The circulation of the gruesome video of James Foley’s beheading by ISIS reminded me of an essay written at the time of the Daniel Pearl tragedy by Judea Pearl, Daniel’s father. Shaken by the broadcast of the grizzly video of the mutilation of Danny’s body, he called out for a show of dignity in the midst of the barbarity we see around us. He wrote:
To preserve the dignity of our champions, we should remove all terrorist produced murder scenes from our Web sites and agree to suppress such scenes in the future.
A more inspiring summation of the Jewish values of dignity and privacy could not have been written. But now, more than a decade later, such a wish seems hopelessly naive. The erosion of privacy has become an Information Age pandemic, spreading far beyond the tentacles of the terrorists.
A few years back, New York Magazine ran a story on how, as younger people freely revealed their private lives on the Internet, the older generation responded with a sense of incredulity not seen since the early days of rock and roll. As journalist Emily Nussbaum noted, “Even 9-year-olds have their own site, Club Penguin, to play games and plan parties. The change has rippled through pretty much every act of growing up. Go through your first big breakup and you may need to change your status on Facebook from ‘In a relationship’ to “Single.” Everyone will see it on your “feed,” including your ex, and that’s part of the point.”
What once shocked adults has now been accepted as standard practice.
When one of my kids went on Facebook at age 14, I checked out the site a few days later and found out entirely too much information about some kids I thought I had known very well. I found out that one my of recent bar mitzvah students was “married.” After peeling myself off the floor, I asked my son if perhaps there was some misunderstanding here, noting-that matrimony is illegal for someone just entering high school. That’s when I discovered that Facebook marriages are somewhat less complicated than real ones.
Facebook profiles will let you know right away what your high schooler is “looking for” and “interested in.” Rarely are the answers “good grades” and “chess club.” I was less than amused to discover, for example, that another recent bar mitzvah student of mine was looking for “whatever I can get.”
We have become a society of exhibitionists. It’s hard to blame terrorist Web sites for this when a promo for an upcoming “Oprah” exclaimed, “He had sex with her best friend … while she was in the house. Can their marriage be saved?”
Entirely too much information!
Celebrities have seen that their every movement will likely be chronicled on YouTube within a day. But it’s not just celebrities. We now know everything about everyone, and whatever you do will stay with you forever.
To be, it appears, is to be Googled.
That’s why privacy’s significance in Jewish law is so pertinent and timely.

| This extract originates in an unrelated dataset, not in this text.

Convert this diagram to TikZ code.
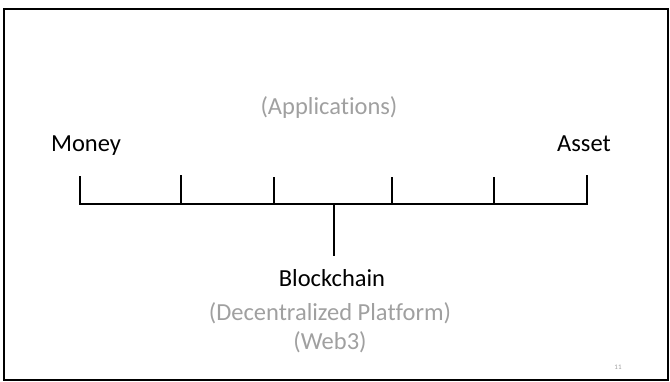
\documentclass[tikz,border=0pt]{standalone}
\usepackage{fontspec}
\setmainfont[Ligatures=NoCommon]{Carlito}
\begin{document}
\begin{tikzpicture}[x=1pt,y=-1pt,
  label/.style={font=\fontsize{24.5}{28}\selectfont, inner sep=0pt, anchor=base},
  faint/.style={label, text=grey},
  bar/.style={line width=2pt, line cap=rect},
]
\definecolor{grey}{HTML}{A0A0A0}
\useasboundingbox (0,0) rectangle (670,382);
% frame
\draw[line width=2pt] (4,9) rectangle (668,380);

% labels
\node[faint] (apps) at (329,115) {(Applications)};
\node[label] (money) at (86,152) {Money};
\node[label] (asset) at (584,152) {Asset};
\node[label] (chain) at (332,287) {Blockchain};
\node[faint] (platform) at (330,321) {(Decentralized Platform)};
\node[faint] (web) at (330,350) {(Web3)};
\node[font=\fontsize{7}{8}\selectfont, text=grey, anchor=base, inner sep=0pt] (page) at (618,370) {11};

% timeline ticks
\coordinate (t1) at (79.5,177);
\coordinate (t2) at (180.5,176);
\coordinate (t3) at (273.5,178);
\coordinate (t4) at (391.5,178);
\coordinate (t5) at (494,178);
\coordinate (t6) at (587,176.5);
\coordinate (bl) at (79.5,204);
\coordinate (br) at (587,204);
\coordinate (stemtop) at (333.5,204);
\coordinate (stembot) at (333.5,255);

\draw[bar] (t1) -- (bl) -- (br) -- (t6);
\foreach \t in {t2,t3,t4,t5}
  \draw[bar] (\t) -- (\t |- bl);
\draw[bar] (stemtop) -- (stembot);
\end{tikzpicture}
\end{document}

Jews have a hard time with open caskets. We just do. We never have them at our funerals. Even in Jerusalem, where they don’t use caskets, the body is wrapped from head to toe in a shroud. No one is given the opportunity to gawk at the face of death. We don’t dress up our dead in finery like some Barbie doll. We don’t broadcast grotesque images of carnage, even when it could help us score propaganda points. It’s all about preserving the privacy and dignity of the deceased.
The ancient rabbis wondered what was it that moved the Moabite prophet Balaam to bless Israel when his intent all along had been to curse them. They concluded that when he saw all the tents of Israel laid out, he was amazed that they were set up in such a way that no one could look into another person’s dwelling place. Now, if you’ve ever lived in close quarters (i.e. Manhattan) you know that is very hard to do.
Based largely on this midrash, the Talmud came up with some important guidelines: prohibiting the installation of a window if it looks in on someone else’s house, for example, and ruling that a person should knock before opening a closed door. By extension, a creditor is not allowed to enter the home of a debtor but must remain outside to receive the pledge.
Much later, in the 10th century, a sage named Rabbenu Gershom decreed opening someone else’s mail to be punishable by excommunication, from which is derived the general principle that we can’t pick through our neighbor’s garbage to search out secrets. What’s private must be respected. How often are we forwarded e-mail notes that were sent by a third party, without the permission of that third party? Gershom would have had a problem with that.
Israeli law, by the way, follows the Jewish value system along these lines, strictly regulating the use of surveillance devices and eavesdropping-this despite the many security dangers Israel faces. Judea Pearl was right. The grizzly ways of the terrorists betray their own grotesque value system. We can’t allow them to corrupt ours. Judaism has an enormous contribution to make in this era of encroachment.
The only thing that can stop Big Brother, it seems, is a Jewish mother.
When Balaam saw the people of Israel, he called them, “Am Levadad Yishkon,” “a people that dwells apart.” What has set us apart from other peoples most of all has been our willingness to give others the private space we all need to grow, and the protective cover in which to nurture that growth. Sometimes we need to be protected from others, sometimes even from ourselves. Lessons learned so long ago must now become part of our collective Facebook profile. To respect privacy is to protect human dignity.
It’s one small way we can deny the terrorists a victory that desecrates the memory of James Foley and dehumanizes us all.